Businessman from the United States

Jonathan G. Ornstein (born June 2, 1957) is chairman and chief executive officer of Mesa Air Group, Inc., and was appointed on May 1, 1998. From April 1996 to his joining the company as chief executive officer, Ornstein was president and chief executive officer and chairman of Virgin Express, a European airline. From 1995 to April 1996, Ornstein was chief executive officer of Virgin Express Holdings Inc.

Ornstein joined Continental Express as president and chief executive officer in July 1994 and, in November 1994, was named senior vice president, Airport Services at Continental Airlines. Ornstein was previously employed by the company from 1988 to 1994, as executive vice president and as president of the company's WestAir Holding subsidiary.

==Controversies==
In 1978, Ornstein dropped out of the University of Pennsylvania after his junior year and relocated to the Los Angeles area when he was 21 years old. He became a broker for the firm E.F. Hutton.

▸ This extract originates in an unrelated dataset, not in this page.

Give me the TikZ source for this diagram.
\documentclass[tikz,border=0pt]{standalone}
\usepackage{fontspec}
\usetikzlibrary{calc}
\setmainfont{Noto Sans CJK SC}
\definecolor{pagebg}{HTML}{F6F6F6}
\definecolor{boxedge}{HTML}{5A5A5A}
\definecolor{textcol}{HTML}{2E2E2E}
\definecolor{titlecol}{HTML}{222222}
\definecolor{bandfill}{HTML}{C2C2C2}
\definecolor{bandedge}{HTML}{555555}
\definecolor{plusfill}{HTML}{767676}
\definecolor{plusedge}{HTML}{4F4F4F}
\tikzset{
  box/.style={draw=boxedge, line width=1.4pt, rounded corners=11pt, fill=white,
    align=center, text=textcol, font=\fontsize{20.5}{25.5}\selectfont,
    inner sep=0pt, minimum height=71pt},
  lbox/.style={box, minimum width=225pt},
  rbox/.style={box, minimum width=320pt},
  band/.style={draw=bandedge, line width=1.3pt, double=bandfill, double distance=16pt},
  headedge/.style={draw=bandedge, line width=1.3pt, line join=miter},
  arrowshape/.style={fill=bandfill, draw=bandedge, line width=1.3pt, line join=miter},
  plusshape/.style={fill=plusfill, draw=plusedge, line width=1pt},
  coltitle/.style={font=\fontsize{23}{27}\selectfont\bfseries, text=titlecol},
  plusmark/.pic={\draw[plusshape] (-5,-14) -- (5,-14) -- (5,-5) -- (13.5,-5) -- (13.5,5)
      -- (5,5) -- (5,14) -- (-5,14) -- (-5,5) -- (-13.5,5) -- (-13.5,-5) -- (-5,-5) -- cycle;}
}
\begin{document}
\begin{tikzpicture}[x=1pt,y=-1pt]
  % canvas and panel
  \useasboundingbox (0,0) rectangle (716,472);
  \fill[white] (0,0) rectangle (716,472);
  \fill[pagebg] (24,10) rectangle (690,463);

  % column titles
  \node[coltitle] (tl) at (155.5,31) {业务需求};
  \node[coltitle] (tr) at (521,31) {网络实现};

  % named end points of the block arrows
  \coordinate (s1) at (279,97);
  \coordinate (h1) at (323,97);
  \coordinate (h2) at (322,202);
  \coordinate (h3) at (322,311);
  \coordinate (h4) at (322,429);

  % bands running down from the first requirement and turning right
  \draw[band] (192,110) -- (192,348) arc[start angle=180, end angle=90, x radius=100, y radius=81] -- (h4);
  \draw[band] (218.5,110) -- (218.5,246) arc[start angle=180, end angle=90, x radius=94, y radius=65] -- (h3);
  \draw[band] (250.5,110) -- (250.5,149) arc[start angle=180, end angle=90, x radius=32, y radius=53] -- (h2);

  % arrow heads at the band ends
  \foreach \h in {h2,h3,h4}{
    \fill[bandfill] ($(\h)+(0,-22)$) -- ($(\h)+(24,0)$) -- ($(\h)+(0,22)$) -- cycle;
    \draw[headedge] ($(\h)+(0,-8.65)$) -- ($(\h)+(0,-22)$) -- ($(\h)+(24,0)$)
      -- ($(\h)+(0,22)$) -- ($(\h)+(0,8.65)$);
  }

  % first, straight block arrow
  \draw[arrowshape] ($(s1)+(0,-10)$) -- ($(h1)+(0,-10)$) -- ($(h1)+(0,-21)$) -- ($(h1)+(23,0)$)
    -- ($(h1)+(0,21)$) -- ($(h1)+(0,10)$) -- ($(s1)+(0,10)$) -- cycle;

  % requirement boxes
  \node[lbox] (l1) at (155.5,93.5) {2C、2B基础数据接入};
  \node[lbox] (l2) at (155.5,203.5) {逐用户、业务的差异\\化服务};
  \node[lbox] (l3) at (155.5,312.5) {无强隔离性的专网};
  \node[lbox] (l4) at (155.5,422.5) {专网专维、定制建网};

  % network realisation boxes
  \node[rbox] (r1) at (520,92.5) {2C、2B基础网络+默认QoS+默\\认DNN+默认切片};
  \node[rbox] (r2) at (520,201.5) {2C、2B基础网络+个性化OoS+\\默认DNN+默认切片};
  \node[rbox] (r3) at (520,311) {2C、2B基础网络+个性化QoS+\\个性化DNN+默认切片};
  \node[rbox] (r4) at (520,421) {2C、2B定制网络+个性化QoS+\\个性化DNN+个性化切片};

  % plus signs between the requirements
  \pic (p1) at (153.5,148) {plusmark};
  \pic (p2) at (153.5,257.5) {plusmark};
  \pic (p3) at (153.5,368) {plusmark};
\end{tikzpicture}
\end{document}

Ornstein signed a consent order in June 1993 agreeing to a $20,000 fine and a three-year ban from the American Stock Exchange for making unauthorized transactions in customer accounts as a broker for Prudential-Bache Securities, according to NASD records. Earlier the same year, he was fined $10,000 and suspended for two years from associating with NASD members in connection with similar allegations, according to the association's records.